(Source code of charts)

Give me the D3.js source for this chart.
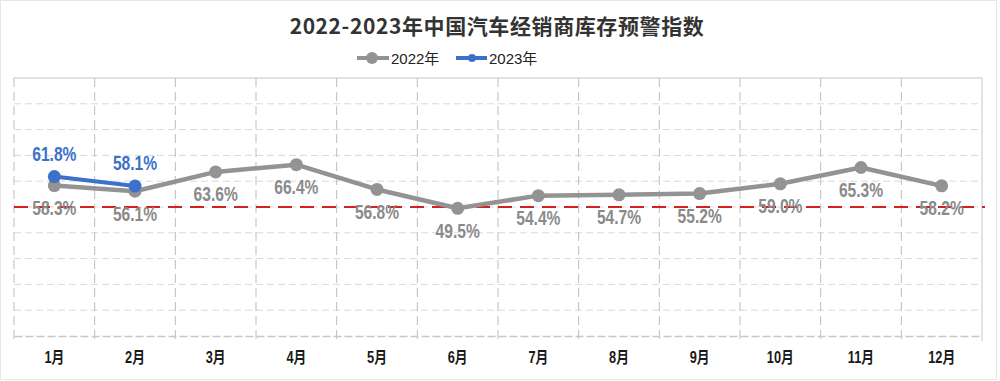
<!DOCTYPE html>
<html><head><meta charset="utf-8">
<script src="https://cdn.jsdelivr.net/npm/d3@7"></script>
<style>
html,body{margin:0;padding:0;background:#fff;}
svg{display:block;}
</style></head>
<body>
<svg id="chart" width="1000" height="381"></svg>
<script>
const months = ["1月","2月","3月","4月","5月","6月","7月","8月","9月","10月","11月","12月"];
const values2022 = [58.3,56.1,63.6,66.4,56.8,49.5,54.4,54.7,55.2,59.0,65.3,58.2];
const values2023 = [61.8,58.1];
const yTicks = [0,10,20,30,40,50,60,70,80,90,100];
const warningLine = 50;
const seriesNames = ["2022年","2023年"];
const titleText = "2022-2023年中国汽车经销商库存预警指数";

const svg = d3.select("#chart");
const W = 1000, H = 381;
const m = {left:14, right:18, top:78, bottom:45};
const iw = W - m.left - m.right, ih = H - m.top - m.bottom;
const narrow = "'Liberation Sans','Arial','Noto Sans CJK SC',sans-serif";
const squeeze = 0.78;

// outer faint frame
svg.append("rect").attr("x",0.5).attr("y",0.5).attr("width",996).attr("height",379)
  .attr("fill","#fff").attr("stroke","#e6e6e6");

const g = svg.append("g").attr("transform",`translate(${m.left},${m.top})`);
const x = d3.scaleBand().domain(months).range([0,iw]).padding(0);
const y = d3.scaleLinear().domain([0,100]).range([ih,0]);

// horizontal gridlines
g.append("g").selectAll("line").data(yTicks.slice(1,-1)).join("line")
  .attr("x1",0).attr("x2",iw).attr("y1",d=>y(d)).attr("y2",d=>y(d))
  .attr("stroke","#d9d9d9").attr("stroke-width",1).attr("stroke-dasharray","7,4");
// top border
g.append("line").attr("x1",0).attr("x2",iw).attr("y1",0).attr("y2",0)
  .attr("stroke","#d9d9d9").attr("stroke-width",1.5);
// vertical gridlines at category boundaries
const bounds = months.map(d=>x(d)).concat([iw]);
g.append("g").selectAll("line").data(bounds).join("line")
  .attr("x1",d=>d).attr("x2",d=>d).attr("y1",0).attr("y2",ih+5)
  .attr("stroke",(d,i)=> (i===bounds.length-1) ? "#c8c8c8" : "#bdbdbd")
  .attr("stroke-width",1)
  .attr("stroke-dasharray",(d,i)=> (i===bounds.length-1) ? null : "9,5");

// x axis
const xAxis = g.append("g").attr("transform",`translate(0,${ih})`)
  .call(d3.axisBottom(x).tickSize(0).tickPadding(16));
xAxis.select(".domain").attr("stroke","#c8c8c8").attr("stroke-width",1.5).attr("stroke-dasharray","8,3");
xAxis.selectAll("text").attr("font-family",narrow).attr("font-weight","bold")
  .attr("font-size",16).attr("fill","#1a1a1a")
  .attr("transform","scale(0.8,1)")
  .attr("x",0);

const cx = d => x(d) + x.bandwidth()/2;
const line = d3.line().x((d,i)=>cx(months[i])).y(d=>y(d));

// warning line
g.append("line").attr("x1",0).attr("x2",iw+3).attr("y1",y(warningLine)).attr("y2",y(warningLine))
  .attr("stroke","#d42020").attr("stroke-width",2.2).attr("stroke-dasharray","14,8");

function labels(sel, data, dy, color){
  sel.selectAll("text").data(data).join("text")
    .attr("transform",(d,i)=>`translate(${cx(months[i])},${y(d)+dy}) scale(${squeeze},1)`)
    .attr("text-anchor","middle").attr("font-family",narrow).attr("font-weight","bold")
    .attr("font-size",20).attr("fill",color)
    .text(d=>d.toFixed(1)+"%");
}

// 2022 series
g.append("path").datum(values2022).attr("d",line).attr("fill","none")
  .attr("stroke","#939393").attr("stroke-width",4.5).attr("stroke-linejoin","round");
g.append("g").selectAll("circle").data(values2022).join("circle")
  .attr("cx",(d,i)=>cx(months[i])).attr("cy",d=>y(d)).attr("r",6.5).attr("fill","#939393");
labels(g.append("g"), values2022, 29.5, "#8a8a8a");

// 2023 series
g.append("path").datum(values2023).attr("d",line).attr("fill","none")
  .attr("stroke","#3b71cb").attr("stroke-width",4).attr("stroke-linejoin","round");
g.append("g").selectAll("circle").data(values2023).join("circle")
  .attr("cx",(d,i)=>cx(months[i])).attr("cy",d=>y(d)).attr("r",6.5).attr("fill","#3b71cb");
labels(g.append("g"), values2023, -16, "#3b71cb");

// title
svg.append("text").attr("x",497).attr("y",34).attr("text-anchor","middle")
  .attr("font-family","'Noto Sans CJK SC','Noto Sans',sans-serif").attr("font-weight","bold")
  .attr("font-size",21).attr("letter-spacing",0.6).attr("fill","#333")
  .text(titleText);

// legend
const legend = [
  {name:seriesNames[0], color:"#939393", x1:357, x2:389, cx:372, r:6, tx:391},
  {name:seriesNames[1], color:"#3b71cb", x1:456, x2:487, cx:472, r:4, tx:489}
];
const lg = svg.append("g");
legend.forEach(l=>{
  lg.append("line").attr("x1",l.x1).attr("x2",l.x2).attr("y1",58).attr("y2",58)
    .attr("stroke",l.color).attr("stroke-width",4);
  lg.append("circle").attr("cx",l.cx).attr("cy",58).attr("r",l.r).attr("fill",l.color);
  lg.append("text").attr("x",l.tx).attr("y",63.5).attr("font-family","'Liberation Sans','Noto Sans CJK SC',sans-serif")
    .attr("font-size",15).attr("fill","#222").text(l.name);
});
</script>
</body></html>
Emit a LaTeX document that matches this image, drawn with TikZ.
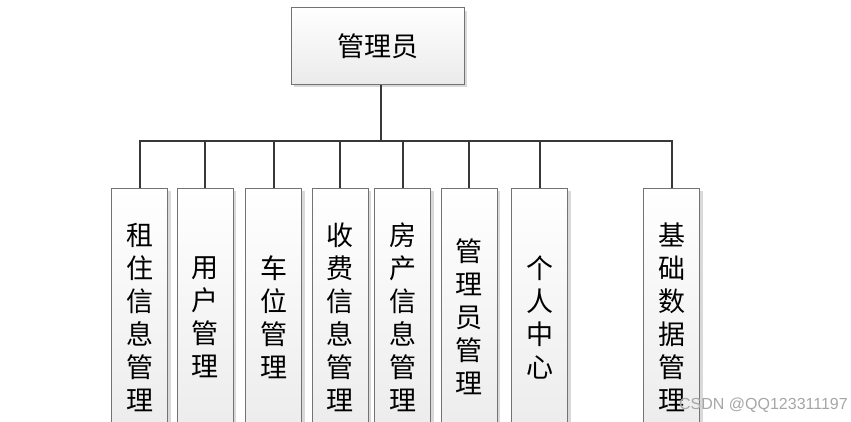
\documentclass[tikz,border=0pt]{standalone}
\usepackage{fontspec}
\newfontfamily\cjk{Noto Sans CJK SC}
\begin{document}
\begin{tikzpicture}[x=1pt,y=-1pt,
  shadowbox/.style={fill=black!15,draw=none},
  boxbase/.style={draw=black!55,line width=0.9pt,top color=white,bottom color=black!8,
     font=\cjk\fontsize{27}{33}\selectfont,text=black,inner sep=0pt},
  topbox/.style={boxbase,minimum width=173pt,minimum height=77pt},
  childbox/.style={boxbase,minimum width=56pt,minimum height=258pt,align=center},
  link/.style={draw=black!78,line width=2pt}]
\useasboundingbox (0,0) rectangle (851,421);
% shadows
\fill[shadowbox] (294,11) rectangle (467,87);
\foreach \cx in {139.7,205.3,273.7,340.3,402.5,469,539.7,671.5}{
  \fill[shadowbox] (\cx-28+3,191) rectangle (\cx+28+3,450);
}
\node[topbox] (top) at (377.7,45.8) {管理员};
\coordinate (bus) at (0,140.7);
\node[childbox] (c1) at (139.7,317) {租\\住\\信\\息\\管\\理};
\node[childbox] (c2) at (205.3,317) {用\\户\\管\\理};
\node[childbox] (c3) at (273.7,317) {车\\位\\管\\理};
\node[childbox] (c4) at (340.3,317) {收\\费\\信\\息\\管\\理};
\node[childbox] (c5) at (402.5,317) {房\\产\\信\\息\\管\\理};
\node[childbox] (c6) at (469,317) {管\\理\\员\\管\\理};
\node[childbox] (c7) at (539.7,317) {个\\人\\中\\心};
\node[childbox] (c8) at (671.5,317) {基\\础\\数\\据\\管\\理};
\draw[link] ([xshift=3pt]top.south) -- ([xshift=3pt]top.south |- bus);
\draw[link] (c1.north) -- (c1.north |- bus) -- (c8.north |- bus) -- (c8.north);
\foreach \n in {c2,c3,c4,c5,c6,c7}{
  \draw[link] (\n.north) -- (\n.north |- bus);
}
\node[text=black!35,font=\fontspec{Liberation Sans}\fontsize{16}{18}\selectfont,anchor=east,inner sep=0pt] (wm) at (848,405) {CSDN @QQ123311197};
\end{tikzpicture}
\end{document}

TASK:
Quote all of the entries word for word, omitting any pictures.

EXPECTED ANSWER:
Give me the D3.js source for this chart.
<!DOCTYPE html>
<html><head><meta charset="utf-8">
<script src="https://cdn.jsdelivr.net/npm/d3@7"></script>
<style>
html,body{margin:0;padding:0;background:#fff;}
svg{display:block;}
</style></head>
<body>
<svg id="chart" width="1000" height="381"></svg>
<script>
const months = ["1月","2月","3月","4月","5月","6月","7月","8月","9月","10月","11月","12月"];
const values2022 = [58.3,56.1,63.6,66.4,56.8,49.5,54.4,54.7,55.2,59.0,65.3,58.2];
const values2023 = [61.8,58.1];
const yTicks = [0,10,20,30,40,50,60,70,80,90,100];
const warningLine = 50;
const seriesNames = ["2022年","2023年"];
const titleText = "2022-2023年中国汽车经销商库存预警指数";

const svg = d3.select("#chart");
const W = 1000, H = 381;
const m = {left:14, right:18, top:78, bottom:45};
const iw = W - m.left - m.right, ih = H - m.top - m.bottom;
const narrow = "'Liberation Sans','Arial','Noto Sans CJK SC',sans-serif";
const squeeze = 0.78;

// outer faint frame
svg.append("rect").attr("x",0.5).attr("y",0.5).attr("width",996).attr("height",379)
  .attr("fill","#fff").attr("stroke","#e6e6e6");

const g = svg.append("g").attr("transform",`translate(${m.left},${m.top})`);
const x = d3.scaleBand().domain(months).range([0,iw]).padding(0);
const y = d3.scaleLinear().domain([0,100]).range([ih,0]);

// horizontal gridlines
g.append("g").selectAll("line").data(yTicks.slice(1,-1)).join("line")
  .attr("x1",0).attr("x2",iw).attr("y1",d=>y(d)).attr("y2",d=>y(d))
  .attr("stroke","#d9d9d9").attr("stroke-width",1).attr("stroke-dasharray","7,4");
// top border
g.append("line").attr("x1",0).attr("x2",iw).attr("y1",0).attr("y2",0)
  .attr("stroke","#d9d9d9").attr("stroke-width",1.5);
// vertical gridlines at category boundaries
const bounds = months.map(d=>x(d)).concat([iw]);
g.append("g").selectAll("line").data(bounds).join("line")
  .attr("x1",d=>d).attr("x2",d=>d).attr("y1",0).attr("y2",ih+5)
  .attr("stroke",(d,i)=> (i===bounds.length-1) ? "#c8c8c8" : "#bdbdbd")
  .attr("stroke-width",1)
  .attr("stroke-dasharray",(d,i)=> (i===bounds.length-1) ? null : "9,5");

// x axis
const xAxis = g.append("g").attr("transform",`translate(0,${ih})`)
  .call(d3.axisBottom(x).tickSize(0).tickPadding(16));
xAxis.select(".domain").attr("stroke","#c8c8c8").attr("stroke-width",1.5).attr("stroke-dasharray","8,3");
xAxis.selectAll("text").attr("font-family",narrow).attr("font-weight","bold")
  .attr("font-size",16).attr("fill","#1a1a1a")
  .attr("transform","scale(0.8,1)")
  .attr("x",0);

const cx = d => x(d) + x.bandwidth()/2;
const line = d3.line().x((d,i)=>cx(months[i])).y(d=>y(d));

// warning line
g.append("line").attr("x1",0).attr("x2",iw+3).attr("y1",y(warningLine)).attr("y2",y(warningLine))
  .attr("stroke","#d42020").attr("stroke-width",2.2).attr("stroke-dasharray","14,8");

function labels(sel, data, dy, color){
  sel.selectAll("text").data(data).join("text")
    .attr("transform",(d,i)=>`translate(${cx(months[i])},${y(d)+dy}) scale(${squeeze},1)`)
    .attr("text-anchor","middle").attr("font-family",narrow).attr("font-weight","bold")
    .attr("font-size",20).attr("fill",color)
    .text(d=>d.toFixed(1)+"%");
}

// 2022 series
g.append("path").datum(values2022).attr("d",line).attr("fill","none")
  .attr("stroke","#939393").attr("stroke-width",4.5).attr("stroke-linejoin","round");
g.append("g").selectAll("circle").data(values2022).join("circle")
  .attr("cx",(d,i)=>cx(months[i])).attr("cy",d=>y(d)).attr("r",6.5).attr("fill","#939393");
labels(g.append("g"), values2022, 29.5, "#8a8a8a");

// 2023 series
g.append("path").datum(values2023).attr("d",line).attr("fill","none")
  .attr("stroke","#3b71cb").attr("stroke-width",4).attr("stroke-linejoin","round");
g.append("g").selectAll("circle").data(values2023).join("circle")
  .attr("cx",(d,i)=>cx(months[i])).attr("cy",d=>y(d)).attr("r",6.5).attr("fill","#3b71cb");
labels(g.append("g"), values2023, -16, "#3b71cb");

// title
svg.append("text").attr("x",497).attr("y",34).attr("text-anchor","middle")
  .attr("font-family","'Noto Sans CJK SC','Noto Sans',sans-serif").attr("font-weight","bold")
  .attr("font-size",21).attr("letter-spacing",0.6).attr("fill","#333")
  .text(titleText);

// legend
const legend = [
  {name:seriesNames[0], color:"#939393", x1:357, x2:389, cx:372, r:6, tx:391},
  {name:seriesNames[1], color:"#3b71cb", x1:456, x2:487, cx:472, r:4, tx:489}
];
const lg = svg.append("g");
legend.forEach(l=>{
  lg.append("line").attr("x1",l.x1).attr("x2",l.x2).attr("y1",58).attr("y2",58)
    .attr("stroke",l.color).attr("stroke-width",4);
  lg.append("circle").attr("cx",l.cx).attr("cy",58).attr("r",l.r).attr("fill",l.color);
  lg.append("text").attr("x",l.tx).attr("y",63.5).attr("font-family","'Liberation Sans','Noto Sans CJK SC',sans-serif")
    .attr("font-size",15).attr("fill","#222").text(l.name);
});
</script>
</body></html>
Emit a LaTeX document that matches this image, drawn with TikZ.
\documentclass[tikz,border=0pt]{standalone}
\usepackage{fontspec}
\newfontfamily\cjk{Noto Sans CJK SC}
\begin{document}
\begin{tikzpicture}[x=1pt,y=-1pt,
  shadowbox/.style={fill=black!15,draw=none},
  boxbase/.style={draw=black!55,line width=0.9pt,top color=white,bottom color=black!8,
     font=\cjk\fontsize{27}{33}\selectfont,text=black,inner sep=0pt},
  topbox/.style={boxbase,minimum width=173pt,minimum height=77pt},
  childbox/.style={boxbase,minimum width=56pt,minimum height=258pt,align=center},
  link/.style={draw=black!78,line width=2pt}]
\useasboundingbox (0,0) rectangle (851,421);
% shadows
\fill[shadowbox] (294,11) rectangle (467,87);
\foreach \cx in {139.7,205.3,273.7,340.3,402.5,469,539.7,671.5}{
  \fill[shadowbox] (\cx-28+3,191) rectangle (\cx+28+3,450);
}
\node[topbox] (top) at (377.7,45.8) {管理员};
\coordinate (bus) at (0,140.7);
\node[childbox] (c1) at (139.7,317) {租\\住\\信\\息\\管\\理};
\node[childbox] (c2) at (205.3,317) {用\\户\\管\\理};
\node[childbox] (c3) at (273.7,317) {车\\位\\管\\理};
\node[childbox] (c4) at (340.3,317) {收\\费\\信\\息\\管\\理};
\node[childbox] (c5) at (402.5,317) {房\\产\\信\\息\\管\\理};
\node[childbox] (c6) at (469,317) {管\\理\\员\\管\\理};
\node[childbox] (c7) at (539.7,317) {个\\人\\中\\心};
\node[childbox] (c8) at (671.5,317) {基\\础\\数\\据\\管\\理};
\draw[link] ([xshift=3pt]top.south) -- ([xshift=3pt]top.south |- bus);
\draw[link] (c1.north) -- (c1.north |- bus) -- (c8.north |- bus) -- (c8.north);
\foreach \n in {c2,c3,c4,c5,c6,c7}{
  \draw[link] (\n.north) -- (\n.north |- bus);
}
\node[text=black!35,font=\fontspec{Liberation Sans}\fontsize{16}{18}\selectfont,anchor=east,inner sep=0pt] (wm) at (848,405) {CSDN @QQ123311197};
\end{tikzpicture}
\end{document}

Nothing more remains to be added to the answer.